Infine, nel mese di settembre del 2015, sono entrati in vigore ben 4 provvedimenti: la riforma degli ammortizzatori sociali erogati in costanza di rapporto (d.lgs. 148/2015), la riorganizzazione dei servizi ispettivi e la costituzione dell’ispettorato nazionale del lavoro (d.lgs. 149/2015), la riforma delle politiche attive del lavoro (d.lgs. n. 150/2015), e il decreto “semplificazioni”, sopra ricordato, che tra le varie norme ha modificato la disciplina dei controlli a distanza e ha introdotto la procedura di convalida telematica delle dimissioni (d.lgs. n. 151/2015).

La riforma adesso è completa: è necessario che ora tutti gli attori del sistema si impegnino per applicarla in maniera coerente con lo spirito e le finalità definite dal legislatore, in modo da far funzionare fino in fondo la nuova architettura disegnata dai provvedimenti appena ricordati.

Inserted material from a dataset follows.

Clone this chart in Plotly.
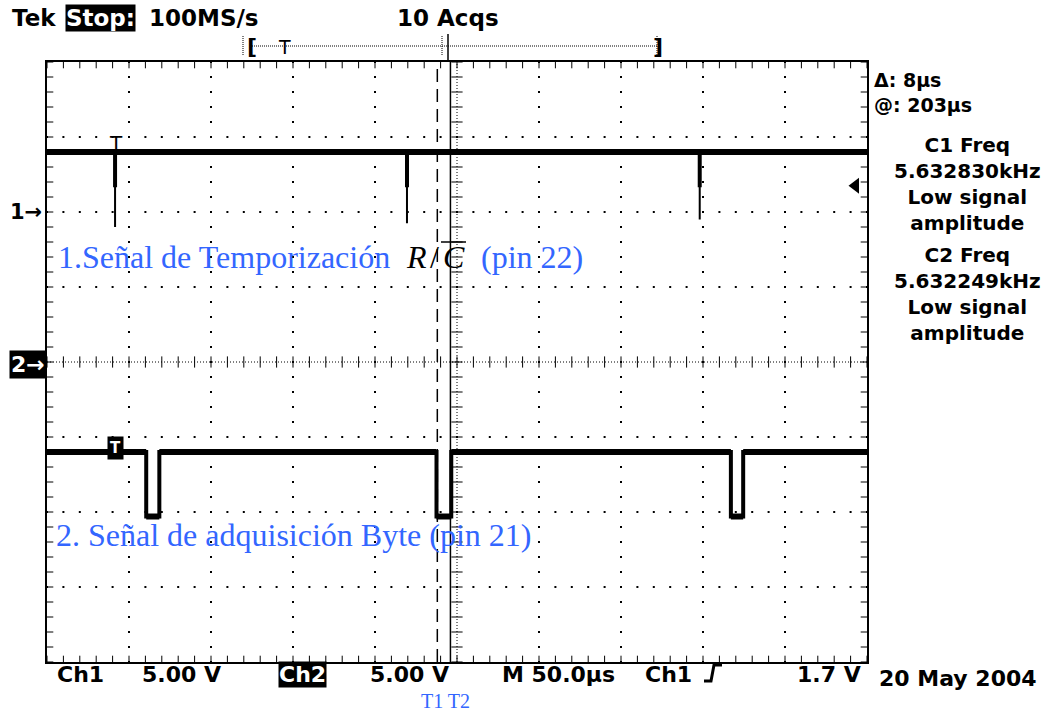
import numpy as np
import plotly.graph_objects as go

# ---------------- data ----------------
# time axis in microseconds (50 us/div, 10 div), vertical axis in screen divisions (-4..4)
ch1_high = 2.8
ch1_spike_t = [41.5, 219.5, 398.0]
ch1_spike_bottom = [1.8, 1.85, 1.9]
ch1_spike_knee = [2.33, 2.33, 2.33]

ch2_high = -1.2
ch2_low = -2.06
ch2_fall_t = [60.5, 237.5, 417.0]
ch2_rise_t = [68.5, 246.5, 424.5]

trigger_t = 42.0
trigger_level = 2.35
cursor_t1 = 238.0
cursor_t2 = 246.0

top_labels = ["Tek", "Stop:", "100MS/s", "10 Acqs"]
bottom_labels = ["Ch1", "5.00 V", "Ch2", "5.00 V", "M 50.0\u00b5s", "Ch1", "1.7 V", "20 May 2004"]
side_cursor = ["\u0394: 8\u00b5s", "@: 203\u00b5s"]
side_c1 = ["C1 Freq", "5.632830kHz", "Low signal", "amplitude"]
side_c2 = ["C2 Freq", "5.632249kHz", "Low signal", "amplitude"]
blue1 = ["1.Se\u00f1al de Temporizaci\u00f3n", "(pin 22)"]
blue2 = "2. Se\u00f1al de adquisici\u00f3n Byte (pin 21)"
cursor_names = "T1 T2"

# ---------------- geometry helpers (layout only) ----------------
W, H = 1059, 713
L, R, T, B = 47, 867, 62, 662
XMAX, YMAX = 500.0, 4.0


def xp(px):
    return (px - L) / (R - L)


def yp(py):
    return (B - py) / (B - T)


SCOPE = "DejaVu Sans"
SERIF = "Liberation Serif"
BLUE = "#3366FF"

fig = go.Figure()

# ---------------- graticule ----------------
sub_x = np.arange(0, XMAX + 0.01, 10.0)
sub_y = np.round(np.arange(-YMAX, YMAX + 0.001, 0.2), 3)
major_x = [m for m in np.arange(50.0, XMAX, 50.0) if m != 250.0]
major_y = [m for m in range(-3, 4) if m != 0]

gx, gy = [], []
for mx in major_x:
    for v in sub_y:
        gx.append(mx); gy.append(v)
for my in major_y:
    for v in sub_x:
        gx.append(v); gy.append(my)
fig.add_trace(go.Scatter(x=gx, y=gy, mode="markers", hoverinfo="skip",
                         marker=dict(symbol="square", size=2, color="black", line=dict(width=0))))

# center-cross ticks
fig.add_trace(go.Scatter(x=[250.0] * len(sub_y), y=sub_y, mode="markers", hoverinfo="skip",
                         marker=dict(symbol="line-ew", size=8, line=dict(width=1, color="black"))))
fig.add_trace(go.Scatter(x=sub_x, y=[0.0] * len(sub_x), mode="markers", hoverinfo="skip",
                         marker=dict(symbol="line-ns", size=8, line=dict(width=1, color="black"))))
# border ticks (half clipped by the plot area)
fig.add_trace(go.Scatter(x=list(sub_x) * 2, y=[YMAX] * len(sub_x) + [-YMAX] * len(sub_x),
                         mode="markers", hoverinfo="skip",
                         marker=dict(symbol="line-ns", size=9, line=dict(width=1, color="black"))))
fig.add_trace(go.Scatter(x=[0.0] * len(sub_y) + [XMAX] * len(sub_y), y=list(sub_y) * 2,
                         mode="markers", hoverinfo="skip",
                         marker=dict(symbol="line-ew", size=9, line=dict(width=1, color="black"))))

# ---------------- channel 1 ----------------
x1, y1 = [0.0], [ch1_high]
for t, b in zip(ch1_spike_t, ch1_spike_bottom):
    x1 += [t, t, t]
    y1 += [ch1_high, b, ch1_high]
x1.append(XMAX); y1.append(ch1_high)
fig.add_trace(go.Scatter(x=x1, y=y1, mode="lines", hoverinfo="skip",
                         line=dict(color="black", width=2)))
xk, yk = [], []
for t, k in zip(ch1_spike_t, ch1_spike_knee):
    xk += [t, t, None]
    yk += [ch1_high, k, None]
fig.add_trace(go.Scatter(x=xk, y=yk, mode="lines", hoverinfo="skip",
                         line=dict(color="black", width=4)))
fig.add_trace(go.Scatter(x=[0.0, XMAX], y=[ch1_high, ch1_high], mode="lines", hoverinfo="skip",
                         line=dict(color="black", width=6)))

# ---------------- channel 2 ----------------
x2, y2 = [0.0], [ch2_high]
for f, r in zip(ch2_fall_t, ch2_rise_t):
    x2 += [f, f, r, r]
    y2 += [ch2_high, ch2_low, ch2_low, ch2_high]
x2.append(XMAX); y2.append(ch2_high)
fig.add_trace(go.Scatter(x=x2, y=y2, mode="lines", hoverinfo="skip",
                         line=dict(color="black", width=4)))
xl, yl = [0.0], [ch2_high]
for f, r in zip(ch2_fall_t, ch2_rise_t):
    xl += [f, None, f, r, None, r]
    yl += [ch2_high, None, ch2_low, ch2_low, None, ch2_high]
xl.append(XMAX); yl.append(ch2_high)
fig.add_trace(go.Scatter(x=xl, y=yl, mode="lines", hoverinfo="skip",
                         line=dict(color="black", width=6)))

# trigger level arrow on the right
fig.add_trace(go.Scatter(x=[XMAX - 7], y=[trigger_level], mode="markers", hoverinfo="skip",
                         cliponaxis=False,
                         marker=dict(symbol="triangle-left", size=14, color="black")))

shapes = []
# center cross dotted lines
shapes.append(dict(type="line", xref="x", yref="y", x0=250, x1=250, y0=-YMAX, y1=YMAX,
                   line=dict(color="black", width=1, dash="1px,2px")))
shapes.append(dict(type="line", xref="x", yref="y", x0=0, x1=XMAX, y0=0, y1=0,
                   line=dict(color="black", width=1, dash="1px,2px")))
# cursors
shapes.append(dict(type="line", xref="x", yref="y", x0=cursor_t1, x1=cursor_t1, y0=-YMAX, y1=YMAX,
                   line=dict(color="black", width=1.5, dash="13px,7px")))
shapes.append(dict(type="line", xref="x", yref="y", x0=cursor_t2, x1=cursor_t2, y0=-YMAX, y1=YMAX,
                   line=dict(color="black", width=1.5)))
# record-length bar on top
shapes.append(dict(type="line", xref="paper", yref="paper", x0=xp(252), x1=xp(657), y0=yp(46), y1=yp(46),
                   line=dict(color="black", width=1, dash="1px,1px")))
for px in (243, 657, 442):
    shapes.append(dict(type="line", xref="paper", yref="paper", x0=xp(px), x1=xp(px), y0=yp(36), y1=yp(56),
                       line=dict(color="black", width=1, dash="1px,1px")))
shapes.append(dict(type="line", xref="paper", yref="paper", x0=xp(448), x1=xp(448), y0=yp(34), y1=yp(62),
                   line=dict(color="black", width=1.5)))
# overline of C
shapes.append(dict(type="line", xref="paper", yref="paper", x0=xp(441), x1=xp(466), y0=yp(242), y1=yp(242),
                   line=dict(color="black", width=1.5)))
# rising-edge trigger symbol in the status line
shapes.append(dict(type="path", xref="paper", yref="paper",
                   path="M {:.5f} {:.5f} L {:.5f} {:.5f} L {:.5f} {:.5f} L {:.5f} {:.5f}".format(
                       xp(704), yp(681), xp(711), yp(681), xp(714), yp(665), xp(722), yp(665)),
                   line=dict(color="black", width=3)))

ann = []


def txt(s, px, py, size=22, anchor="left", color="black", family=SCOPE, weight="bold", bg=None,
        style="normal", pad=0):
    d = dict(text=s, x=xp(px), y=yp(py), xref="paper", yref="paper", xanchor=anchor, yanchor="middle",
             showarrow=False, align=anchor,
             font=dict(family=family, size=size, color=color, weight=weight, style=style))
    if bg:
        d["bgcolor"] = bg
        d["borderpad"] = pad
    ann.append(d)


# top status line
txt(top_labels[0], 10, 18, size=23)
txt(top_labels[1], 65, 18, size=23, color="white", bg="black")
txt(top_labels[2], 147, 18, size=23)
txt(top_labels[3], 395, 18, size=23)
txt("[", 245, 46, size=22)
txt("]", 651, 46, size=22)
txt("T", 284, 47, size=19, anchor="center", weight="normal")

# bottom status line
txt(bottom_labels[0], 55, 674)
txt(bottom_labels[1], 140, 674)
txt(bottom_labels[2], 278, 674, color="white", bg="black")
txt(bottom_labels[3], 368, 674)
txt(bottom_labels[4], 500, 674)
txt(bottom_labels[5], 643, 674)
txt(bottom_labels[6], 795, 674)
txt(bottom_labels[7], 877, 678)

# side read-outs (one block each)
txt("<br>".join(side_cursor), 872, 93, size=19)
txt("<br>".join(side_c1), 967, 184, size=20, anchor="center")
txt("<br>".join(side_c2), 967, 294, size=20, anchor="center")

# channel markers on the left
txt("1\u2192", 44, 212, size=21, anchor="right")
txt("2\u2192", 47, 364, size=22, anchor="right", color="white", bg="black", pad=1)

# trigger marks on the traces
ann.append(dict(text="T", x=trigger_t, y=ch1_high + 0.12, xref="x", yref="y", showarrow=False,
                xanchor="center", yanchor="middle",
                font=dict(family=SCOPE, size=20, color="black", weight="normal")))
ann.append(dict(text="T", x=trigger_t, y=ch2_high + 0.06, xref="x", yref="y", showarrow=False,
                xanchor="center", yanchor="middle", bgcolor="black", borderpad=2,
                font=dict(family=SCOPE, size=15, color="white", weight="bold")))

# blue annotations
txt(blue1[0], 56, 257, size=32, color=BLUE, family=SERIF, weight="normal")
txt("R", 404, 257, size=32, color="black", family=SERIF, weight="normal", style="italic")
txt("/", 428, 257, size=32, color="black", family=SERIF, weight="normal")
txt("C", 441, 257, size=32, color="black", family=SERIF, weight="normal", style="italic")
txt(blue1[1], 479, 257, size=32, color=BLUE, family=SERIF, weight="normal")
txt(blue2, 54, 535, size=32, color=BLUE, family=SERIF, weight="normal")
txt(cursor_names, 419, 701, size=20, color=BLUE, family=SERIF, weight="normal")

axis = dict(showgrid=False, zeroline=False, showticklabels=False, ticks="", showline=True, mirror=True,
            linecolor="black", linewidth=2, fixedrange=True)
fig.update_layout(
    width=W, height=H, margin=dict(l=L, r=W - R, t=T, b=H - B, pad=0),
    paper_bgcolor="white", plot_bgcolor="white", showlegend=False,
    xaxis=dict(range=[0, XMAX], **axis),
    yaxis=dict(range=[-YMAX, YMAX], **axis),
    shapes=shapes, annotations=ann,
)

fig.write_html("out.html", config={"displayModeBar": False})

Il Governo e i suoi organi strumentali (a partire dalla neonata ANPAL, ancora imbrigliata in troppi vincoli procedurali) devono mettere in campo politiche del lavoro capace di tradurre le nuove regole in azioni concrete; gli operatori del mercato devono rapidamente apprendere e tradurre in pratica le riforme; i giudici devono svolgere la propria azione di interpretazione delle leggi, cercando di non tradire la volontà del legislatore; gli organi e i soggetti, anche indipendenti, chiamati a studiare l’impatto sul mercato del lavoro delle nuove misure devono, in maniera rigorosa e onesta, dare conto degli effetti occupazionali delle nuove regole, senza farsi distrarre da visioni preconcette.